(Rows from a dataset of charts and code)
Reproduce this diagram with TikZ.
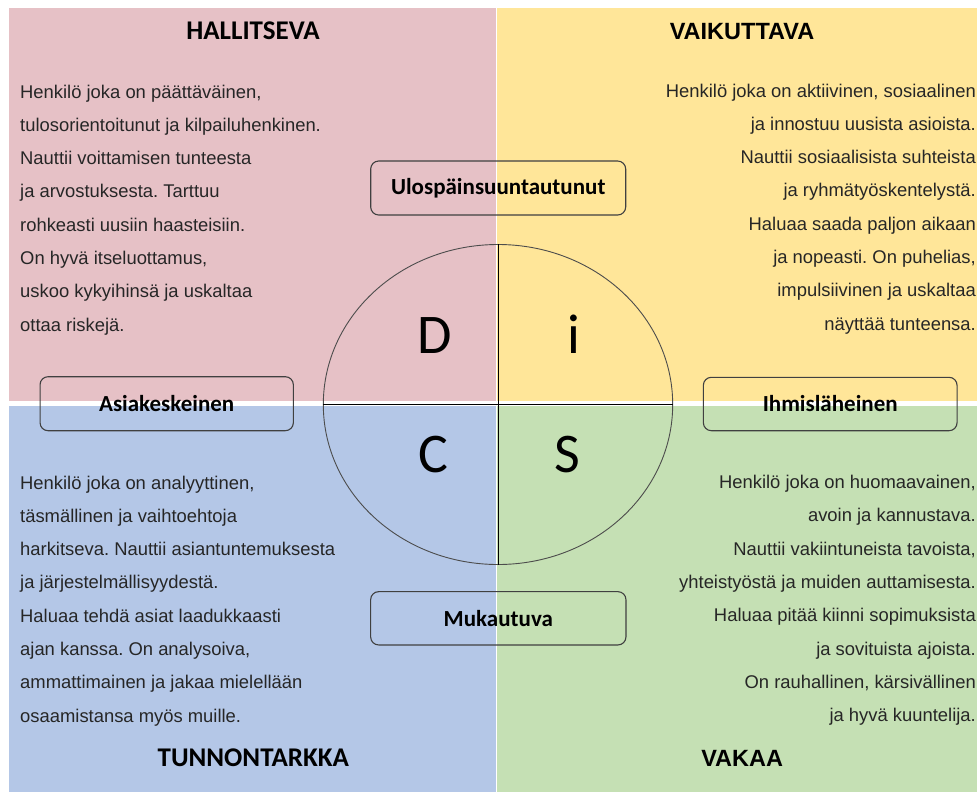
\documentclass[tikz,border=0pt]{standalone}
\usepackage{fontspec}
\setmainfont{Liberation Sans}
\newfontfamily\calfont{Carlito}
\usetikzlibrary{shapes.geometric}
\frenchspacing
\definecolor{qpink}{HTML}{E6C1C6}
\definecolor{qyellow}{HTML}{FFE699}
\definecolor{qblue}{HTML}{B4C7E7}
\definecolor{qgreen}{HTML}{C5E0B4}
\definecolor{bodytxt}{HTML}{262626}
\tikzset{
  titlecal/.style={font=\calfont\bfseries\fontsize{27}{30}\selectfont, anchor=base, inner sep=0pt},
  titlearial/.style={font=\bfseries\fontsize{23.5}{26}\selectfont, anchor=base, inner sep=0pt},
  bodyleft/.style={font=\frenchspacing\fontsize{18.4}{33.3}\selectfont, text=bodytxt, align=left, anchor=base west, inner sep=0pt},
  bodyright/.style={font=\frenchspacing\fontsize{18.4}{33.3}\selectfont, text=bodytxt, align=right, anchor=base east, inner sep=0pt},
  axisbox/.style={draw=black!75, line width=1.1pt, rounded corners=8pt, font=\calfont\bfseries\fontsize{23}{26}\selectfont, inner sep=0pt},
  bigletter/.style={font=\calfont\fontsize{56}{60}\selectfont, anchor=base, inner sep=0pt},
}
\begin{document}
\begin{tikzpicture}[x=1pt,y=-1pt]
\useasboundingbox (0,0) rectangle (977,793);
\fill[qpink] (9,7.5) rectangle (495.5,401);
\fill[qyellow] (497,7.5) rectangle (977,401);
\fill[qblue] (9,405.5) rectangle (495.5,792);
\fill[qgreen] (497,405.5) rectangle (977,792);

\node[draw=black!70, line width=0.9pt, ellipse, minimum width=349.4pt, minimum height=320pt, inner sep=0pt] (disc) at (498,404.5) {};
\draw[black, line width=0.9pt] (disc.north) -- (disc.south);
\draw[black, line width=0.9pt] (disc.west) -- (disc.east);

\node[bigletter] (D) at (435,353) {D};
\node[bigletter] (I) at (574,353) {i};
\node[bigletter] (C) at (433,472) {C};
\node[bigletter] (S) at (567,472) {S};

\node[axisbox, minimum width=255pt, minimum height=54pt] (up) at (498.2,188) {Ulospäinsuuntautunut};
\node[axisbox, minimum width=253.3pt, minimum height=54pt] (task) at (166.7,403.7) {Asiakeskeinen};
\node[axisbox, minimum width=253.7pt, minimum height=53.4pt] (people) at (830.2,404) {Ihmisläheinen};
\node[axisbox, minimum width=255.3pt, minimum height=53.3pt] (adapt) at (498.3,618.3) {Mukautuva};

\node[titlecal] (tD) at (253,39.3) {HALLITSEVA};
\node[titlearial] (tI) at (742,39) {VAIKUTTAVA};
\node[titlecal] (tC) at (253.3,766) {TUNNONTARKKA};
\node[titlearial] (tS) at (742.2,766.7) {VAKAA};

\node[bodyleft] (bD) at (20,331.1) {Henkilö joka on päättäväinen,\\tulosorientoitunut ja kilpailuhenkinen.\\Nauttii voittamisen tunteesta\\ja arvostuksesta. Tarttuu\\rohkeasti uusiin haasteisiin.\\On hyvä itseluottamus,\\uskoo kykyihinsä ja uskaltaa\\ottaa riskejä.};
\node[bodyright] (bI) at (976,330.1) {Henkilö joka on aktiivinen, sosiaalinen\\ja innostuu uusista asioista.\\Nauttii sosiaalisista suhteista\\ja ryhmätyöskentelystä.\\Haluaa saada paljon aikaan\\ja nopeasti. On puhelias,\\impulsiivinen ja uskaltaa\\näyttää tunteensa.};
\node[bodyleft] (bC) at (20,722.1) {Henkilö joka on analyyttinen,\\täsmällinen ja vaihtoehtoja\\harkitseva. Nauttii asiantuntemuksesta\\ja järjestelmällisyydestä.\\Haluaa tehdä asiat laadukkaasti\\ajan kanssa. On analysoiva,\\ammattimainen ja jakaa mielellään\\osaamistansa myös muille.};
\node[bodyright] (bS) at (976,721.6) {Henkilö joka on huomaavainen,\\avoin ja kannustava.\\Nauttii vakiintuneista tavoista,\\yhteistyöstä ja muiden auttamisesta.\\Haluaa pitää kiinni sopimuksista\\ja sovituista ajoista.\\On rauhallinen, kärsivällinen\\ja hyvä kuuntelija.};
\end{tikzpicture}
\end{document}
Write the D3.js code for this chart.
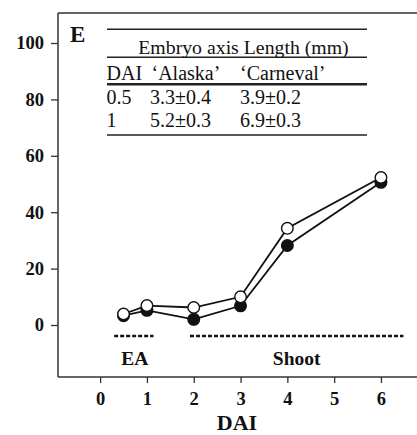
<!DOCTYPE html>
<html><head><meta charset="utf-8">
<script src="https://cdn.jsdelivr.net/npm/d3@7"></script>
<style>body{margin:0;background:#fff}svg{display:block}
svg text{font-family:"Liberation Serif","Times New Roman",Times,"DejaVu Serif",serif;}</style>
</head><body>
<script>
const days = [0.5, 1, 2, 3, 4, 6];
const alaska = [3.3, 5.2, 2.0, 6.8, 28.2, 50.6];
const carneval = [3.9, 6.9, 6.2, 10.0, 34.3, 52.3];
const alaskaErr = [0.4, 0.3, 0.3, 0.5, 0.8, 1.2];
const carnevalErr = [0.2, 0.3, 0.3, 0.5, 0.8, 0.8];
const xTicks = [0, 1, 2, 3, 4, 5, 6];
const yTicks = [0, 20, 40, 60, 80, 100];
const stages = [{label: "EA", from: 0.3, to: 1.14}, {label: "Shoot", from: 1.92, to: 6.48}];
const stageY = -3.9;
const tableTitle = "Embryo axis Length (mm)";
const tableHeader = ["DAI", "\u2018Alaska\u2019", "\u2018Carneval\u2019"];
const tableRows = [["0.5", "3.3\u00b10.4", "3.9\u00b10.2"], ["1", "5.2\u00b10.3", "6.9\u00b10.3"]];

const W = 417, H = 435;
const svg = d3.select("body").append("svg").attr("width", W).attr("height", H);

const x = d3.scaleLinear().domain([-0.9, 6.77]).range([58, 417]);
const y = d3.scaleLinear().domain([-18.44, 110.64]).range([377, 13]);

// frame
svg.append("line").attr("x1", 58).attr("x2", 417).attr("y1", 13).attr("y2", 13)
  .attr("stroke", "#333").attr("stroke-width", 1.5);

const yAxis = svg.append("g").attr("transform", "translate(58,0)")
  .call(d3.axisLeft(y).tickValues(yTicks).tickSize(7).tickPadding(7).tickSizeOuter(0));
const xAxis = svg.append("g").attr("transform", "translate(0,377)")
  .call(d3.axisBottom(x).tickValues(xTicks).tickSize(6).tickPadding(9).tickSizeOuter(0));
[yAxis, xAxis].forEach(g => {
  g.attr("font-family", null);
  g.select(".domain").attr("stroke", "#333").attr("stroke-width", 1.5);
  g.selectAll(".tick line").attr("stroke", "#333").attr("stroke-width", 1.3);
  g.selectAll("text").attr("font-weight", "bold")
    .attr("font-size", 18.5).attr("fill", "#111");
});
yAxis.select(".domain").attr("d", `M0,13V377`);
xAxis.select(".domain").attr("d", `M58,0H417`);

svg.append("text").attr("x", 237).attr("y", 430).attr("text-anchor", "middle")
  .attr("font-weight", "bold").attr("font-size", 22)
  .attr("fill", "#111").text("DAI");

svg.append("text").attr("x", 70).attr("y", 42)
  .attr("font-weight", "bold").attr("font-size", 23)
  .attr("fill", "#111").text("E");

// stage dashed lines
stages.forEach(s => {
  svg.append("line").attr("x1", x(s.from)).attr("x2", x(s.to))
    .attr("y1", y(stageY)).attr("y2", y(stageY))
    .attr("stroke", "#111").attr("stroke-width", 2.5).attr("stroke-dasharray", "4,2");
  svg.append("text").attr("x", (x(s.from) + x(s.to)) / 2 + (s.label === "EA" ? 1 : 0)).attr("y", 365)
    .attr("text-anchor", "middle").attr("font-weight", "bold")
    .attr("font-size", 19.5).attr("fill", "#111").text(s.label);
});

// series
const line = d3.line().x((d, i) => x(days[i])).y(d => y(d));
const series = [
  {vals: alaska, err: alaskaErr, fill: "#111"},
  {vals: carneval, err: carnevalErr, fill: "#fff"}
];
series.forEach(s => {
  svg.append("path").datum(s.vals).attr("d", line).attr("fill", "none")
    .attr("stroke", "#111").attr("stroke-width", 1.8);
});
series.forEach(s => {
  const g = svg.append("g");
  g.selectAll("line.err").data(s.vals).join("line")
    .attr("x1", (d, i) => x(days[i])).attr("x2", (d, i) => x(days[i]))
    .attr("y1", (d, i) => y(d - s.err[i])).attr("y2", (d, i) => y(d + s.err[i]))
    .attr("stroke", "#111").attr("stroke-width", 1.5);
  g.selectAll("circle").data(s.vals).join("circle")
    .attr("cx", (d, i) => x(days[i])).attr("cy", d => y(d)).attr("r", 5.8)
    .attr("fill", s.fill).attr("stroke", "#111").attr("stroke-width", 1.4);
});

// table
const tb = svg.append("g").attr("font-size", 20).attr("fill", "#111");
const tx0 = 107, tx1 = 367;
[[29.3, 1.6], [57.3, 1.4], [84.3, 2.6], [135, 1.6]].forEach(([yy, w]) => {
  tb.append("line").attr("x1", tx0).attr("x2", tx1).attr("y1", yy).attr("y2", yy)
    .attr("stroke", "#222").attr("stroke-width", w);
});
tb.append("text").attr("x", 243.5).attr("y", 54).attr("text-anchor", "middle")
  .attr("font-size", 19.8).text(tableTitle);
const colX = [106.5, 151.5, 240];
tableHeader.forEach((t, i) => tb.append("text").attr("x", colX[i]).attr("y", 79.5).text(t));
const colX2 = [106.5, 150, 240];
const rowY = [104, 127];
tableRows.forEach((r, j) => r.forEach((t, i) =>
  tb.append("text").attr("x", colX2[i]).attr("y", rowY[j]).text(t)));
</script>
</body></html>
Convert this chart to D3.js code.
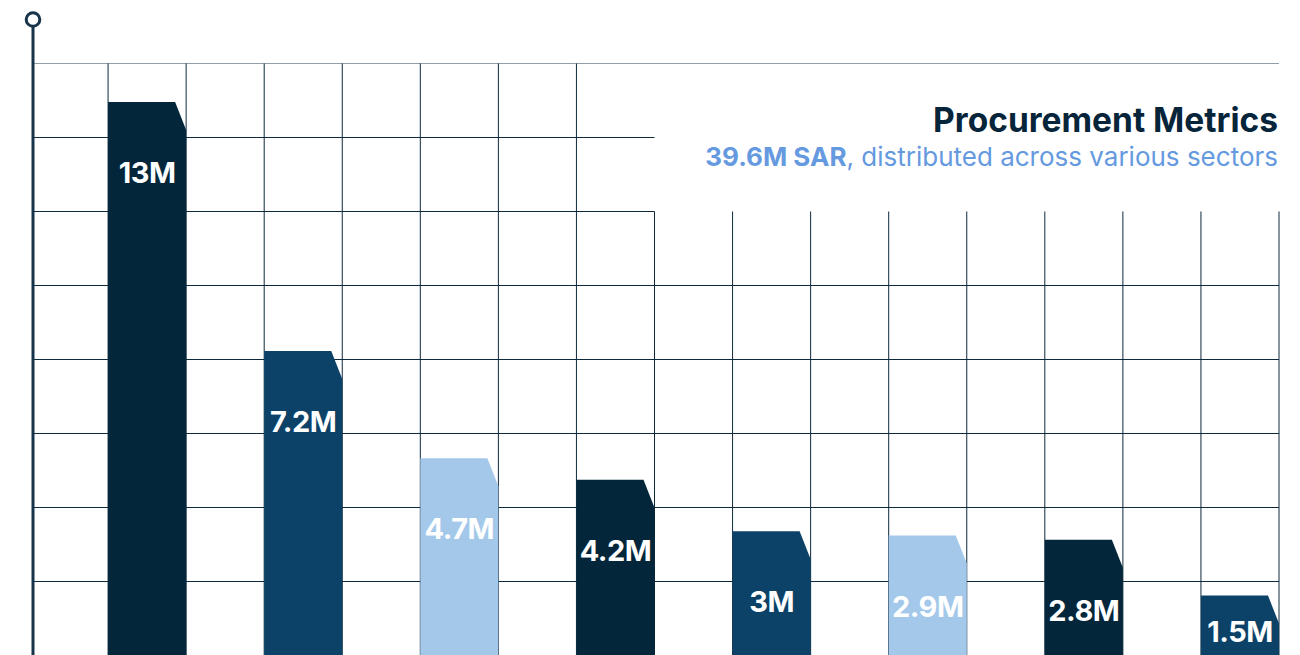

# [Request]
Exactly reproduce the run of lines from the start of the listing through the line with "(S) at (567,472)", inclusive; pictures are not copied.

# [Written solution]
Reproduce this diagram with TikZ.
\documentclass[tikz,border=0pt]{standalone}
\usepackage{fontspec}
\setmainfont{Liberation Sans}
\newfontfamily\calfont{Carlito}
\usetikzlibrary{shapes.geometric}
\frenchspacing
\definecolor{qpink}{HTML}{E6C1C6}
\definecolor{qyellow}{HTML}{FFE699}
\definecolor{qblue}{HTML}{B4C7E7}
\definecolor{qgreen}{HTML}{C5E0B4}
\definecolor{bodytxt}{HTML}{262626}
\tikzset{
  titlecal/.style={font=\calfont\bfseries\fontsize{27}{30}\selectfont, anchor=base, inner sep=0pt},
  titlearial/.style={font=\bfseries\fontsize{23.5}{26}\selectfont, anchor=base, inner sep=0pt},
  bodyleft/.style={font=\frenchspacing\fontsize{18.4}{33.3}\selectfont, text=bodytxt, align=left, anchor=base west, inner sep=0pt},
  bodyright/.style={font=\frenchspacing\fontsize{18.4}{33.3}\selectfont, text=bodytxt, align=right, anchor=base east, inner sep=0pt},
  axisbox/.style={draw=black!75, line width=1.1pt, rounded corners=8pt, font=\calfont\bfseries\fontsize{23}{26}\selectfont, inner sep=0pt},
  bigletter/.style={font=\calfont\fontsize{56}{60}\selectfont, anchor=base, inner sep=0pt},
}
\begin{document}
\begin{tikzpicture}[x=1pt,y=-1pt]
\useasboundingbox (0,0) rectangle (977,793);
\fill[qpink] (9,7.5) rectangle (495.5,401);
\fill[qyellow] (497,7.5) rectangle (977,401);
\fill[qblue] (9,405.5) rectangle (495.5,792);
\fill[qgreen] (497,405.5) rectangle (977,792);

\node[draw=black!70, line width=0.9pt, ellipse, minimum width=349.4pt, minimum height=320pt, inner sep=0pt] (disc) at (498,404.5) {};
\draw[black, line width=0.9pt] (disc.north) -- (disc.south);
\draw[black, line width=0.9pt] (disc.west) -- (disc.east);

\node[bigletter] (D) at (435,353) {D};
\node[bigletter] (I) at (574,353) {i};
\node[bigletter] (C) at (433,472) {C};
\node[bigletter] (S) at (567,472) {S};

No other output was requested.